Thursday, October 31, 2013

Common Core: The New York Fiasco

Now that New York State has rushed to implement the Common Core standards, parents, teachers, and administrators are appalled. Here is a quote from a principal, in fact, New York's High School Principal of the Year in 2013:

I am amused by all of the politicians and bureaucrats who love the Common Core and see it as the salvation of our nation.  I suspect they are supporting standards that they have never studied. I wonder if they have ever read the details that ask first-graders to “compose and decompose plane and solid figures” and “to determine if equations of addition or subtraction are true or false.”  It is likely that much of the support for the Common Core is based on the ideal that we should have national standards that are challenging, yet the devil in the detail is ignored.
When one actually examines the standards and the tests like the sample I provided, it quickly becomes apparent why young students are crying when they do their homework and telling their parents they do not want to go to school.  Many New York children are simply not developmentally ready to do the work.

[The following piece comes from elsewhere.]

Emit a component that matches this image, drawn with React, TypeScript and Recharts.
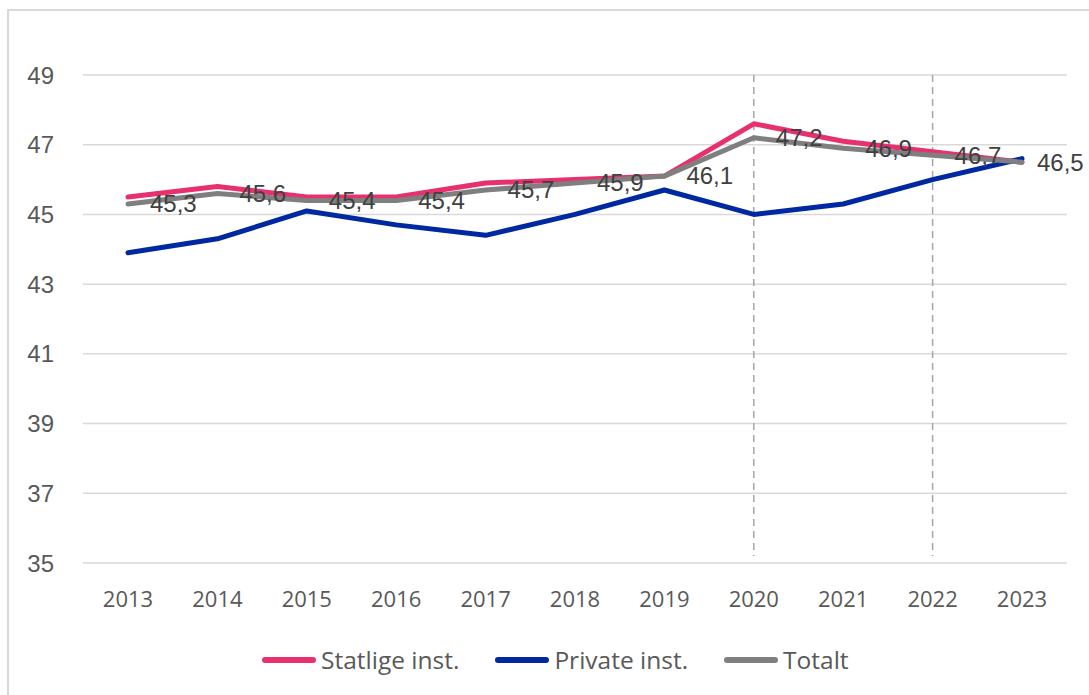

Much of the work is confusing. When you add the pressure under which teachers find themselves to quickly implement the standards and prepare students for standardized testing, it becomes clear why New York parents are expressing outrage at forums across the state.
It is time for New York State to heed, at the very least, the New York State United Teachers’ call for a three-year moratorium on high-stakes testing, thus providing time for New York to re-examine its reforms, and change course.  New York, sadly, has been a canary in the Common Core coal mine, and if we do not heed the danger a generation of students will be lost.

2 comments:

Clisby said...

In case you haven't seen it, the entire test is posted at:

http://roundtheinkwell.files.wordpress.com/2013/10/the-math-test.pdf

Even if the questions all made sense, I know my son wouldn't have been able to read well enough in first grade to understand what most of it was asking. (I'm no expert on reading levels, but I would guess this test is written at a late-2nd-early 3rd grade reading level. I'm not talking about the math level - I mean the wording.

Now, my daughter could have understood it in first grade, since she was quite an advanced reader - but given that the questions *don't* all make sense, I wouldn't have expected her to score well.

Babbie said...

As a math major I was able to figure out what the questions were asking for, but I certainly couldn't have done so when in the first grade, even as an advanced reader. It's written in "math speak."